The Ripple Effect: Community and Environment
The impact of seasonal eating extends beyond your kitchen. By purchasing directly from local producers, you support local agriculture, keeping financial resources within your community and helping small, often more sustainable, farms remain viable. This strengthens regional food security and preserves farmland.
Environmentally, seasonal produce typically requires fewer resources to reach you. It involves shorter supply chains, reducing food miles—the distance food travels from farm to plate—and the associated carbon emissions from transportation. Furthermore, seasonal crops are more likely to be grown in climates to which they are suited, often requiring less artificial irrigation, heating, or cooling than off-season counterparts.
Common Pitfalls
- Overbuying Abundance: When you see beautiful, cheap seasonal produce, it’s easy to buy more than you can use before it spoils.
- Correction: Have a preservation plan.
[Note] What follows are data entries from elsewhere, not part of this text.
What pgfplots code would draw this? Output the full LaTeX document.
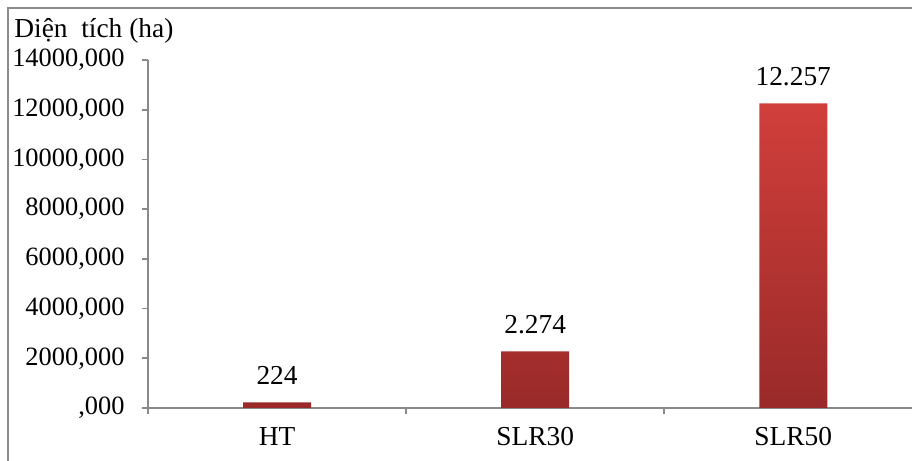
\documentclass[border=0pt]{standalone}
\usepackage{pgfplots}
\pgfplotsset{compat=1.18}
\usepackage{fontspec}
\setmainfont{Liberation Serif}
\definecolor{axisgray}{HTML}{898989}
\definecolor{framegray}{HTML}{8C8C8C}
\definecolor{bartop}{HTML}{D13F3B}
\definecolor{barbot}{HTML}{992A29}
\begin{document}
\fontsize{13.7}{16}\selectfont
\begin{tikzpicture}[x=1pt,y=1pt]
\useasboundingbox (-74,-26.5) rectangle (382,204);
% outer chart frame
\draw[framegray, line width=0.8pt] (-70,-40) -- (-70,200) -- (400,200);
\node[anchor=base west, inner sep=0pt] at (-67,185) {Diện\ \ tích (ha)};
\begin{axis}[
  at={(0,0)}, anchor=south west,
  scale only axis, width=382pt, height=174pt,
  xmin=-0.5, xmax=2.46, ymin=0, ymax=14000,
  axis lines*=left,
  axis line style={axisgray, line width=0.8pt},
  tick style={axisgray, line width=0.8pt},
  tick align=outside, major tick length=3pt,
  scaled y ticks=false,
  ytick={0,2000,...,14000},
  yticklabels={{,000},{2000,000},{4000,000},{6000,000},{8000,000},{10000,000},{12000,000},{14000,000}},
  yticklabel style={xshift=-4pt, font=\fontsize{13.2}{15}\selectfont},
  xtick={-0.5,0.5,1.5}, xticklabels={},
  extra x ticks={0,1,2},
  extra x tick labels={HT,SLR30,SLR50},
  extra x tick style={major tick length=0pt, xticklabel style={yshift=-5pt}},
  /pgf/number format/.cd, fixed, precision=0, 1000 sep={.}, assume math mode=true,
  /pgfplots/.cd,
  ybar, bar width=34pt,
  nodes near coords,
  every node near coord/.append style={yshift=4pt, text=black},
]
\addplot[draw=none, top color=bartop, bottom color=barbot] coordinates {(0,224) (1,2274) (2,12257)};
\end{axis}
\end{tikzpicture}
\end{document}
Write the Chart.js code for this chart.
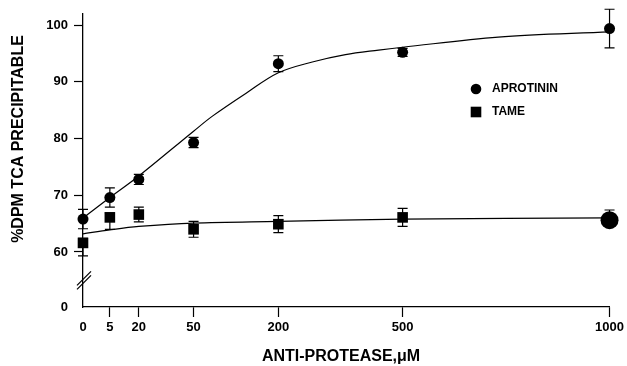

Learn simple techniques like blanching and freezing, making quick pickles, or turning ripe fruit into compotes or sauces that can be refrigerated or frozen.
- Sticking Too Rigidly to Recipes: Insisting on a recipe’s exact ingredients when they are out of season leads to expensive, disappointing results.
- Correction: Practice "ingredient-first" meal planning. Let the seasonal bounty guide your recipe search, not the other way around. Use recipe apps or websites that allow you to search by ingredient.
- Ignoring the Larder: Seasonal cooking isn't just about fresh produce. Winter cooking brilliantly utilizes the preserved foods from other seasons.
- Correction: View your pantry, freezer, and cupboard of preserves (jams, pickles, canned tomatoes) as your "seasonal archive." A summer tomato sauce frozen in August becomes a treasured asset in January.
- Assuming "Local" Always Means "Seasonal": A greenhouse near you can produce tomatoes in December, but they still require significant energy inputs and won’t have peak flavor.
- Correction: While supporting local is great, pair it with seasonal awareness. Ask growers about their methods. A local storage apple in March is a truly seasonal choice; a local hydroponic basil in February is a welcome treat but operates outside the natural soil cycle.
Summary
- Seasonal cooking prioritizes peak flavor and nutrition by using produce harvested at its natural ripening time, leading to more delicious and nutrient-dense meals.
- It offers significant economic value, as abundant in-season produce is almost always less expensive than out-of-season, imported alternatives.
- Building relationships with local farms and markets is the most effective way to learn what is truly in season in your specific region and to source the best ingredients.
- Success requires culinary flexibility: adapt recipes to showcase what’s available, mastering techniques that work across many ingredients rather than memorizing rigid recipes.
- The practice supports community resilience and environmental sustainability by strengthening local food systems and reducing the carbon footprint associated with long-distance food transport.